In the former Soviet Union there is no period in living memory as wrought with raw emotion as World War II. During the war the Soviet Union, under Russian control, served as one of the United States and Great Britain’s indispensable allies. The Eastern front, in battles of unparalleled violence and brutality, claimed the lives of nearly three million Germans and resulted in more Soviet casualties than all the other combatants combined. More than twenty-five million Soviet people perished in the “Great Patriotic War” in the fight against Nazism. In that context, had the Soviet Union failed on the Eastern front the path to victory for the United States and Great Britain would have been much more difficult, if not downright impossible. During the war, Ukraine fell to Nazi forces, ushering in terrible circumstances for that country under occupation. At the same time, however, it is well known that there were a significant number of Ukrainians who collaborated with the Germans as a way to throw off the Soviet yoke, which had cost millions of Ukrainian lives in the preceding decades. There were even Ukrainian SS units – a fact that still rankles many in Russia, since these weapons were aimed at the USSR – our Allied partner. Russian-Ukrainian tensions on this have continued to last, in some circles, to this day.

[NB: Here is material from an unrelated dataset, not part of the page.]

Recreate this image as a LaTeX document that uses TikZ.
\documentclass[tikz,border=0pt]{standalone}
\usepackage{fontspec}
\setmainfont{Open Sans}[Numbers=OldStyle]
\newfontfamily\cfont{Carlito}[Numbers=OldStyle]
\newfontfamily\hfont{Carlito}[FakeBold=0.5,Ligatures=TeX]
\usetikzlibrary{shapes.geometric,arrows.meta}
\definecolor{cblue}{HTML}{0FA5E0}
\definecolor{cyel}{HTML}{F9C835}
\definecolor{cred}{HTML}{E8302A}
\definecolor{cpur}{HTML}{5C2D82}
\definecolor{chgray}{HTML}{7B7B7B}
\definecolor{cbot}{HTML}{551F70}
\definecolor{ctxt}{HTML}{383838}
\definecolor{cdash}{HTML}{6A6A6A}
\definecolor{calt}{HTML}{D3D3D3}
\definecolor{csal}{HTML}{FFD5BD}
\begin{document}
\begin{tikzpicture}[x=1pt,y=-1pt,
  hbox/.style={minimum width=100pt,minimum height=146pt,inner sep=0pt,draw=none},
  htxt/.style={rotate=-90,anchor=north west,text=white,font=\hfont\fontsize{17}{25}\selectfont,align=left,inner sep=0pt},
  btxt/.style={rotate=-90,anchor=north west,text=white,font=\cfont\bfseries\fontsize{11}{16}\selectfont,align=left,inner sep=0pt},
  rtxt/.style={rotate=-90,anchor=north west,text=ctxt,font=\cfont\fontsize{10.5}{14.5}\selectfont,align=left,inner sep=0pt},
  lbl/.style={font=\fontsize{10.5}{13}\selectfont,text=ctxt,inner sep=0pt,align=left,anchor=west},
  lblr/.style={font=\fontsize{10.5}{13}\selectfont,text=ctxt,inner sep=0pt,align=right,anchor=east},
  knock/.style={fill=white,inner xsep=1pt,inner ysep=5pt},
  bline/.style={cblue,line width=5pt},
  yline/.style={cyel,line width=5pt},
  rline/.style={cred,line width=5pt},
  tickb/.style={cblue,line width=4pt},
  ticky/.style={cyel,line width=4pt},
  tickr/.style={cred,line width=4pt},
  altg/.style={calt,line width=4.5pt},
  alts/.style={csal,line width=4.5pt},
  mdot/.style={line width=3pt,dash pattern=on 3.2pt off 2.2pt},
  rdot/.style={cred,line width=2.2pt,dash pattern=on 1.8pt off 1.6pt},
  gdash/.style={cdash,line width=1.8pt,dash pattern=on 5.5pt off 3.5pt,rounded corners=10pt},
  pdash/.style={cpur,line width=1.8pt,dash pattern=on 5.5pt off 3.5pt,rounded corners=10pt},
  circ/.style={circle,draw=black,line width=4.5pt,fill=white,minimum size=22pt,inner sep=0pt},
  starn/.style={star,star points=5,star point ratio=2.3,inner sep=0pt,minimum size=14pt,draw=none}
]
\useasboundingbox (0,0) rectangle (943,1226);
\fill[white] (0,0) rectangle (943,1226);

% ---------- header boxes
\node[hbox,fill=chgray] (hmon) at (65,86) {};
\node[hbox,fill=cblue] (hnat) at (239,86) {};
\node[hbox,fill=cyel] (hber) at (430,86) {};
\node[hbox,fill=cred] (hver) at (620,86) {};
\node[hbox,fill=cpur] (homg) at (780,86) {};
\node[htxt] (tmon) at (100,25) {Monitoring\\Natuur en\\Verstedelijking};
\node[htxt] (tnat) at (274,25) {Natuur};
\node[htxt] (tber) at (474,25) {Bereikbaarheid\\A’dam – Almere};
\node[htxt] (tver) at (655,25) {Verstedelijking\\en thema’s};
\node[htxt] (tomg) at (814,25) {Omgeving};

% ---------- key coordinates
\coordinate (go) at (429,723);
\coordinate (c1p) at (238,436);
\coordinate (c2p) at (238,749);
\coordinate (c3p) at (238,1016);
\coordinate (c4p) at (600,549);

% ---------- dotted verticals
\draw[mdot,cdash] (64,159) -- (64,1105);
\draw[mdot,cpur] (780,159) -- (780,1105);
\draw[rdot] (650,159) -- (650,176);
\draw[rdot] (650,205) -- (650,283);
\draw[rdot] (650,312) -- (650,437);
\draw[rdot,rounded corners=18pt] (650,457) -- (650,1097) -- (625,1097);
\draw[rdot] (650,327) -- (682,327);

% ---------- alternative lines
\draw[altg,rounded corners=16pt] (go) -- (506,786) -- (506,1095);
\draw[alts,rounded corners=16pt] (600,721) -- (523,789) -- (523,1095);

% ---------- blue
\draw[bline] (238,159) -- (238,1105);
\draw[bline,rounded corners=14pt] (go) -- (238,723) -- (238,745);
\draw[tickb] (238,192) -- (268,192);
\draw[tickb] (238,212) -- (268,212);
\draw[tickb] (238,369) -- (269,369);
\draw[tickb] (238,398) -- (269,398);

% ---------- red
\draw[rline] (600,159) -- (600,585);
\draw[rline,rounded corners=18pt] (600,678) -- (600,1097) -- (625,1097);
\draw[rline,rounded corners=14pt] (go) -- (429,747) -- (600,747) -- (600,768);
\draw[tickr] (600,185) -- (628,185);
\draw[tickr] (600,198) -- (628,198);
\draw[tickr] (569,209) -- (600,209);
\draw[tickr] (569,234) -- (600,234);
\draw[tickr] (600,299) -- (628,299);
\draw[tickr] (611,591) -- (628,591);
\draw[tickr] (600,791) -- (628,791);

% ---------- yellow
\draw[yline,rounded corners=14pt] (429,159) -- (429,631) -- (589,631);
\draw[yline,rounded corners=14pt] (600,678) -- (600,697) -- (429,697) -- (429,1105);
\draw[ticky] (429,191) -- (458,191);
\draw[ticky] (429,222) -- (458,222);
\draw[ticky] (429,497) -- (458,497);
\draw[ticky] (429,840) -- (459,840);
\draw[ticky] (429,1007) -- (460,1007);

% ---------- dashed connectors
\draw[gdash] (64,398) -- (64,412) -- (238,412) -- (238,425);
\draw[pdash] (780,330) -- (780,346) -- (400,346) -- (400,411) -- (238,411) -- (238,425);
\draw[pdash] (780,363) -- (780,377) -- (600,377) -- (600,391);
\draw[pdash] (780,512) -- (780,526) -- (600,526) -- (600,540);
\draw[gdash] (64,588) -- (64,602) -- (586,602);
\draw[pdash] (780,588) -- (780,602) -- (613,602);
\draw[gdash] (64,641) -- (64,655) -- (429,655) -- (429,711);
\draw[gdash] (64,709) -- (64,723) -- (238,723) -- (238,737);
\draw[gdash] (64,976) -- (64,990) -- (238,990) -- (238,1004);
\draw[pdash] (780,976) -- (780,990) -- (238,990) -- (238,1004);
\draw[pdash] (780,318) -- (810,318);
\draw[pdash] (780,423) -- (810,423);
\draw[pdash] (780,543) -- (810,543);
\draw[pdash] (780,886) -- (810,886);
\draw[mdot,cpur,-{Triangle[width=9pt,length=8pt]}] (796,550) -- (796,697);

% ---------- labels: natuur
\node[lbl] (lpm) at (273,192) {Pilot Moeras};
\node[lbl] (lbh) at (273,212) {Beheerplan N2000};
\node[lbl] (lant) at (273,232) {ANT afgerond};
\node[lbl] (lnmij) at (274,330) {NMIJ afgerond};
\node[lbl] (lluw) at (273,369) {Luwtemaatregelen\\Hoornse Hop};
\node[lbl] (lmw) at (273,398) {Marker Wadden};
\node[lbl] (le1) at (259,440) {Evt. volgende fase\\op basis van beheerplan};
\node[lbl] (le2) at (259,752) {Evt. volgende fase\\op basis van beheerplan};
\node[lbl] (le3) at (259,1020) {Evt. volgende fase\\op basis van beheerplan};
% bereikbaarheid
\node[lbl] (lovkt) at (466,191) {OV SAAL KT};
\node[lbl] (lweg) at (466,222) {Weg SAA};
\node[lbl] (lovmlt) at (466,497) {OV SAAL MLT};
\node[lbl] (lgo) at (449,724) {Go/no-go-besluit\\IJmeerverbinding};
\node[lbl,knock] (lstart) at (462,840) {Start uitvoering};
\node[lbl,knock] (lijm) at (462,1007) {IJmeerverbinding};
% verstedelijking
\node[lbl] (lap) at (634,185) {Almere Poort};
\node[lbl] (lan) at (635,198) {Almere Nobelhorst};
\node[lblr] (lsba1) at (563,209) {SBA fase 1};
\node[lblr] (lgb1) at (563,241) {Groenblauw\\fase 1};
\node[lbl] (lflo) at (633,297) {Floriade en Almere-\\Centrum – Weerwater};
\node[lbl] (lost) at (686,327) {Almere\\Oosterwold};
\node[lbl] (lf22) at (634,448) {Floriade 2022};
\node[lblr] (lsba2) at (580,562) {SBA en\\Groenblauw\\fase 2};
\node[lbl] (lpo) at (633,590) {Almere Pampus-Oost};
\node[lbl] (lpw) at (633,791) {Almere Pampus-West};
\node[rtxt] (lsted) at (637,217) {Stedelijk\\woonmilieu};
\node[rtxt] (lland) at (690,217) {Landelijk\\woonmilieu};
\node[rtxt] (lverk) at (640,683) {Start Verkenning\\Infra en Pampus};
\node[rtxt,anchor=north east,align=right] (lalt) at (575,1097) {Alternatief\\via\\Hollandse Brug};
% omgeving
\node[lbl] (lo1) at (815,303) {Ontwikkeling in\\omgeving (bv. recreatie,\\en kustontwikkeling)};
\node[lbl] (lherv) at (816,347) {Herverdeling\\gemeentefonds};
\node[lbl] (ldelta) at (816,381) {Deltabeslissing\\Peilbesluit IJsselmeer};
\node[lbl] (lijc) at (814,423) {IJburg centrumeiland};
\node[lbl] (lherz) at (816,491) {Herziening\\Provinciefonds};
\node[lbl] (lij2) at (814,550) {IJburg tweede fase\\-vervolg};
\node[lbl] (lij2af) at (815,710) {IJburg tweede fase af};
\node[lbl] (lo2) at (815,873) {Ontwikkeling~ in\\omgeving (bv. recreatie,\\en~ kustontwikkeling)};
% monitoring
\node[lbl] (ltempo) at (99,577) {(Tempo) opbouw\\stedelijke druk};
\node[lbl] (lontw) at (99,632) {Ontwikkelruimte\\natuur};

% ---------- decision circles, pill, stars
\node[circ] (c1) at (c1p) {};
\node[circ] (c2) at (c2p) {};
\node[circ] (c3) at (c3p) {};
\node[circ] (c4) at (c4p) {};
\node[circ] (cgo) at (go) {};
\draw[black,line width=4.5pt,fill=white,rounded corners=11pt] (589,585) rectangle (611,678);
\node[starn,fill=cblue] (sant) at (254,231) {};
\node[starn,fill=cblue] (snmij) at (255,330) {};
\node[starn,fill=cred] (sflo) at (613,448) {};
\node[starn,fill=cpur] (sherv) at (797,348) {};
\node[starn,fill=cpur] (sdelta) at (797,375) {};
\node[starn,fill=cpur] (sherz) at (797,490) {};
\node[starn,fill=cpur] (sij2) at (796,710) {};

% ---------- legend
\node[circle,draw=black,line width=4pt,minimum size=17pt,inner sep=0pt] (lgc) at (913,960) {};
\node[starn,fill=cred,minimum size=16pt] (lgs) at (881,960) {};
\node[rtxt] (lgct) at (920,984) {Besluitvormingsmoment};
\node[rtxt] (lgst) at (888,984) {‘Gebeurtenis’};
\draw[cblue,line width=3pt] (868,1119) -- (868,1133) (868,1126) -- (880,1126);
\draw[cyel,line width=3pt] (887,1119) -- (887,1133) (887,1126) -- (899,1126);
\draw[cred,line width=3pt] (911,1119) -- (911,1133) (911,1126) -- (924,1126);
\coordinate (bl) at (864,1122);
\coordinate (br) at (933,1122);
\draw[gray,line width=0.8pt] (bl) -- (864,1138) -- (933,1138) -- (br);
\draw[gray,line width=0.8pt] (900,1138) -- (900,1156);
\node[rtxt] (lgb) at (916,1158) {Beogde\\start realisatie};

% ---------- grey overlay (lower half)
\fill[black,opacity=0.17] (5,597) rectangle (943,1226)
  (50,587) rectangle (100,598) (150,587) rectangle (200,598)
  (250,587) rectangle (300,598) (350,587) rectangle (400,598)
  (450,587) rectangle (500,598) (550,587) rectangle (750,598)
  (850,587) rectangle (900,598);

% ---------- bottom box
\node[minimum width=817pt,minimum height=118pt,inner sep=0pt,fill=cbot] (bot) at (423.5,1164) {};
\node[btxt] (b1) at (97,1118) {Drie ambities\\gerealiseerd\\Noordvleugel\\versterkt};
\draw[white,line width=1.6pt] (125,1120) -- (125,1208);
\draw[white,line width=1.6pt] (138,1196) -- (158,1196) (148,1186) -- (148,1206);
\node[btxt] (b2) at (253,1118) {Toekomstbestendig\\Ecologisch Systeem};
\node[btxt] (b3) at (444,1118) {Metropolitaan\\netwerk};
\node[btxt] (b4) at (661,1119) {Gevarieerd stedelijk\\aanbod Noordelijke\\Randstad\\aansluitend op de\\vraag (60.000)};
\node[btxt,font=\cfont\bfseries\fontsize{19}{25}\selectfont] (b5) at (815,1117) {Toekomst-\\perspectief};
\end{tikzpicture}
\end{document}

Although Hillary Clinton may get away with such an inappropriate comparison, it doesn’t mean she should have made it in the first place. Many pundits surmised that Hillary’s slam on Vladimir Putin, in the words of analyst Ian Bremmer, is an attempt to “inoculate herself” against political accusations that as Secretary of State she was the architect of the U.S.-Russian “reset” policy. This could well have been her motivation, but I believe there is more. It was also a way for her to reinforce indirectly the “wisdom” of Bill Clinton’s administration for pushing NATO expansion, even though it is another one of the underlying causes of tension between Russia and Ukraine.
Hillary Clinton’s ill-conceived assertion, however, is in keeping with the general tone adopted by President Obama and Secretary Kerry—advanced perhaps with an eye to the forthcoming midterm elections. Surely they know that it is strategically incompatible to condemn individuals in such vociferous, personal ways if they expect to gain that very same person’s trust or agreement for the crafting of a solution. Such personal attacks may also make the person dig in more. By expressing in this way their justifiable alarm at Russia’s intervention, the Obama administration has risked losing the opportunity to be an honest broker. It is now, very possibly, too late for a shift in roles.

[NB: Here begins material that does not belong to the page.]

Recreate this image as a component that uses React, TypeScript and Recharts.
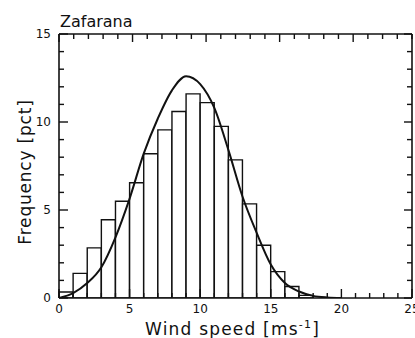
import React from 'react';
import { ComposedChart, Bar, Line, XAxis, YAxis, Label } from 'recharts';

// Histogram bins (1 m/s wide) and their frequencies [pct]
const binLabels = ['0-1','1-2','2-3','3-4','4-5','5-6','6-7','7-8','8-9','9-10','10-11','11-12','12-13','13-14','14-15','15-16','16-17','17-18','18-19','19-20','20-21','21-22','22-23','23-24','24-25'];
const binFreq: (number | null)[] = [0.34, 1.4, 2.85, 4.45, 5.5, 6.55, 8.2, 9.55, 10.6, 11.6, 11.1, 9.75, 7.85, 5.35, 3.0, 1.5, 0.65, 0.15, null, null, null, null, null, null, null];

// Fitted distribution curve
const curveSpeed = [0, 1, 2, 3, 4, 5, 6, 7, 8, 9, 10, 11, 12, 13, 14, 15, 16, 17, 18, 19, 20];
const curveFreq = [0, 0.28, 0.85, 1.75, 3.45, 5.65, 8.2, 10.2, 11.8, 12.6, 12.15, 10.8, 8.4, 5.75, 3.7, 1.9, 0.85, 0.37, 0.12, 0.03, 0];

// Axis ticks
const xTicks = [0,1,2,3,4,5,6,7,8,9,10,11,12,13,14,15,16,17,18,19,20,21,22,23,24,25];
const yTicks = [0,1,2,3,4,5,6,7,8,9,10,11,12,13,14,15];
const xMajorTicks = [0, 5, 10, 15, 20, 25];
const yMajorTicks = [0, 5, 10, 15];

const titleText = 'Zafarana';
const xTitle = 'Wind speed [ms';
const xTitleSup = '-1';
const yTitle = 'Frequency [pct]';

const binData = binLabels.map((bin, i) => ({ bin, freq: binFreq[i] }));
const curveData = curveSpeed.map((speed, i) => ({ speed, freq: curveFreq[i] }));

const FONT = '"DejaVu Sans", sans-serif';
const INK = '#111';

const BottomTick = (props: any) => {
  const { x, y, payload } = props;
  const v = payload.value;
  const major = xMajorTicks.includes(v);
  return (
    <g>
      <line x1={x} y1={y} x2={x} y2={y - (major ? 9 : 5)} stroke={INK} strokeWidth={1.4} />
      {major && (
        <text x={x} y={y + 15} textAnchor="middle" fontSize={12} fontFamily={FONT} fill={INK}>{v}</text>
      )}
    </g>
  );
};

const TopTick = (props: any) => {
  const { x, y, payload } = props;
  const major = xMajorTicks.includes(payload.value);
  return <line x1={x} y1={y} x2={x} y2={y + (major ? 8 : 5)} stroke={INK} strokeWidth={1.4} />;
};

const LeftTick = (props: any) => {
  const { x, y, payload } = props;
  const v = payload.value;
  const major = yMajorTicks.includes(v);
  return (
    <g>
      <line x1={x} y1={y} x2={x + (major ? 9 : 5)} y2={y} stroke={INK} strokeWidth={1.4} />
      {major && (
        <text x={x - 8} y={y} dy="0.36em" textAnchor="end" fontSize={12} fontFamily={FONT} fill={INK}>{v}</text>
      )}
    </g>
  );
};

const RightTick = (props: any) => {
  const { x, y, payload } = props;
  const major = yMajorTicks.includes(payload.value);
  return <line x1={x} y1={y} x2={x - (major ? 8 : 5)} y2={y} stroke={INK} strokeWidth={1.4} />;
};

const axisLine = { stroke: INK, strokeWidth: 1.6 };

export default function App() {
  return (
    <div style={{ position: 'absolute', left: 0, top: 0, width: 415, height: 338, background: '#fff' }}>
      <ComposedChart
        width={415}
        height={338}
        data={binData}
        margin={{ top: 33, right: 2, bottom: 39, left: 58 }}
        barCategoryGap={0}
        barGap={0}
      >
        <XAxis xAxisId="bins" type="category" dataKey="bin" hide height={0} />
        <XAxis
          xAxisId="num"
          type="number"
          dataKey="speed"
          domain={[0, 25]}
          ticks={xTicks}
          interval={0}
          allowDataOverflow
          height={1}
          tickSize={0}
          tickMargin={0}
          tickLine={false}
          axisLine={axisLine}
          tick={<BottomTick />}
        >
          <Label
            content={(p: any) => {
              const vb = p.viewBox || { x: 59, y: 298, width: 353 };
              const cx = vb.x + vb.width / 2 - 3;
              return (
                <text x={cx} y={vb.y + 37} textAnchor="middle" fontSize={17} letterSpacing={1.2} fontFamily={FONT} fill={INK}>
                  <tspan>{xTitle}</tspan>
                  <tspan dy={-7} fontSize={11}>{xTitleSup}</tspan>
                  <tspan dy={7}>]</tspan>
                </text>
              );
            }}
          />
        </XAxis>
        <XAxis
          xAxisId="top"
          orientation="top"
          type="number"
          domain={[0, 25]}
          ticks={xTicks}
          interval={0}
          allowDataOverflow
          height={1}
          tickSize={0}
          tickMargin={0}
          tickLine={false}
          axisLine={axisLine}
          tick={<TopTick />}
        >
          <Label
            content={(p: any) => {
              const vb = p.viewBox || { x: 59, y: 33 };
              return (
                <text x={vb.x + 1} y={vb.y - 6} fontSize={16} fontFamily={FONT} fill={INK}>{titleText}</text>
              );
            }}
          />
        </XAxis>
        <YAxis
          yAxisId="left"
          type="number"
          domain={[0, 15]}
          ticks={yTicks}
          interval={0}
          allowDataOverflow
          width={1}
          tickSize={0}
          tickMargin={0}
          tickLine={false}
          axisLine={axisLine}
          tick={<LeftTick />}
        >
          <Label
            content={(p: any) => {
              const vb = p.viewBox || { x: 58, y: 34, width: 1, height: 264 };
              const tx = vb.x + (vb.width || 0) - 28;
              const ty = vb.y + vb.height / 2 + 6;
              return (
                <text x={tx} y={ty} transform={`rotate(-90 ${tx} ${ty})`} textAnchor="middle" fontSize={17} letterSpacing={0.8} fontFamily={FONT} fill={INK}>
                  {yTitle}
                </text>
              );
            }}
          />
        </YAxis>
        <YAxis
          yAxisId="right"
          orientation="right"
          type="number"
          domain={[0, 15]}
          ticks={yTicks}
          interval={0}
          allowDataOverflow
          width={1}
          tickSize={0}
          tickMargin={0}
          tickLine={false}
          axisLine={axisLine}
          tick={<RightTick />}
        />
        <Bar
          xAxisId="bins"
          yAxisId="left"
          dataKey="freq"
          fill="#fff"
          stroke={INK}
          strokeWidth={1.4}
          isAnimationActive={false}
        />
        <Line
          xAxisId="num"
          yAxisId="left"
          data={curveData}
          dataKey="freq"
          type="monotone"
          dot={false}
          activeDot={false}
          stroke={INK}
          strokeWidth={2}
          isAnimationActive={false}
        />
      </ComposedChart>
    </div>
  );
}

Had the U.S. seen its value as peacemaker at the outset we might have found more receptivity for serious negotiations and redeemed ourselves, in part, for some of our own past mistakes. Earlier this week on “Face the Nation,” Secretary of State John Kerry condemned Russian action: “You just don’t in the 21st century behave in [a] 19th-Century fashion by invading another country on [a] completely trumped-up pretext.”
Has America’s policy-making class already forgotten our numerous “preemptive” interventions—most notably the U.S. invasion of Iraq on the grounds that Saddam Hussein had weapons of mass destruction? When it turned out there were none, advocates for the attack on Iraq found endless other “pretexts” for the necessity to act.

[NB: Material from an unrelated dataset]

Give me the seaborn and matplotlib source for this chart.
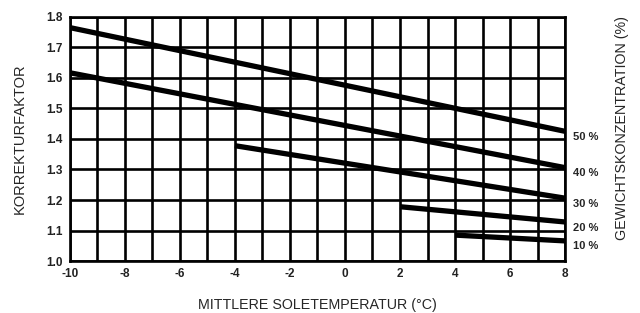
import matplotlib
matplotlib.use("Agg")
import matplotlib.pyplot as plt
import seaborn as sns
import pandas as pd

# Data
concentrations = ["50 %", "40 %", "30 %", "20 %", "10 %"]
x_start = [-10, -10, -4, 2, 4]
x_end = [8, 8, 8, 8, 8]
y_start = [1.765, 1.617, 1.378, 1.178, 1.085]
y_end = [1.425, 1.306, 1.206, 1.128, 1.066]

x_ticks = [-10, -8, -6, -4, -2, 0, 2, 4, 6, 8]
y_ticks = [1.0, 1.1, 1.2, 1.3, 1.4, 1.5, 1.6, 1.7, 1.8]

rows = []
for c, xs, xe, ys, ye in zip(concentrations, x_start, x_end, y_start, y_end):
    rows.append({"conc": c, "temp": xs, "factor": ys})
    rows.append({"conc": c, "temp": xe, "factor": ye})
df = pd.DataFrame(rows)

sns.set_style("white")
plt.rcParams["font.family"] = ["Liberation Sans", "DejaVu Sans"]
plt.rcParams["axes.unicode_minus"] = False

fig = plt.figure(figsize=(6.4, 3.13), dpi=100)
ax = fig.add_axes([0.109, 0.166, 0.774, 0.780])

sns.lineplot(data=df, x="temp", y="factor", hue="conc",
             palette=["black"] * len(concentrations), linewidth=3.8,
             legend=False, ax=ax, zorder=3, solid_capstyle="butt")

ax.set_xlim(-10, 8)
ax.set_ylim(1.0, 1.8)
ax.set_xticks(range(-10, 9, 1), minor=False)
ax.set_xticklabels([str(t) if t in x_ticks else "" for t in range(-10, 9)])
ax.set_yticks(y_ticks)
ax.set_yticklabels([f"{v:.1f}" for v in y_ticks])
ax.grid(True, color="black", linewidth=1.9)
for s in ax.spines.values():
    s.set_color("black")
    s.set_linewidth(1.9)
ax.tick_params(axis="both", length=0, labelsize=8.5, pad=5)
for lbl in ax.get_xticklabels() + ax.get_yticklabels():
    lbl.set_fontweight("bold")
    lbl.set_color("#222222")

for c, xe, ye in zip(concentrations, x_end, y_end):
    ax.annotate(c, xy=(xe, ye), xytext=(6, -4), textcoords="offset points",
                fontsize=8, fontweight="bold", va="center", ha="left",
                annotation_clip=False)

ax.set_xlabel("MITTLERE SOLETEMPERATUR (°C)", fontsize=10.3, labelpad=13)
ax.set_ylabel("KORREKTURFAKTOR", fontsize=10.5, labelpad=14)
fig.text(0.972, 0.59, "GEWICHTSKONZENTRATION (%)", rotation=90,
         fontsize=10.3, ha="center", va="center")

fig.savefig("out.png", dpi=100)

During the last week stepping up to the podium gave policy-makers the sense that they were doing something about the situation. But talking does not excuse the more fundamental failure to develop a sound strategic policy. Any strategy in this case must be backed by the realities that beg us to choose the highest and best use of our limited options. The situation in Ukraine is complicated and potentially dangerous. So how do we support Ukraine and its independence and, at the same time, convince the Russians that this is not a zero-sum game? The art of diplomacy has to include more than sticks. If there are no carrots on the table any outcome is far less likely to be sustainable over the long haul.
Today former Secretary of State Henry Kissinger underscored the biggest issue for the West in a similar way. “Public discussion on Ukraine,” he wrote, “is all about confrontation. But do we know where we are going? …The test of policy is how it ends, not how it begins.”
Kissinger warned against the temptation to make the Russian-Ukrainian crisis into a showdown. “If Ukraine is to survive and thrive, it must not be either side’s outpost against the other — it should function as a bridge between them.”
Henry Kissinger’s words remind us of another era, when our public officials were wise men and women – strategists who put longer-term international security concerns ahead of domestic political pandering.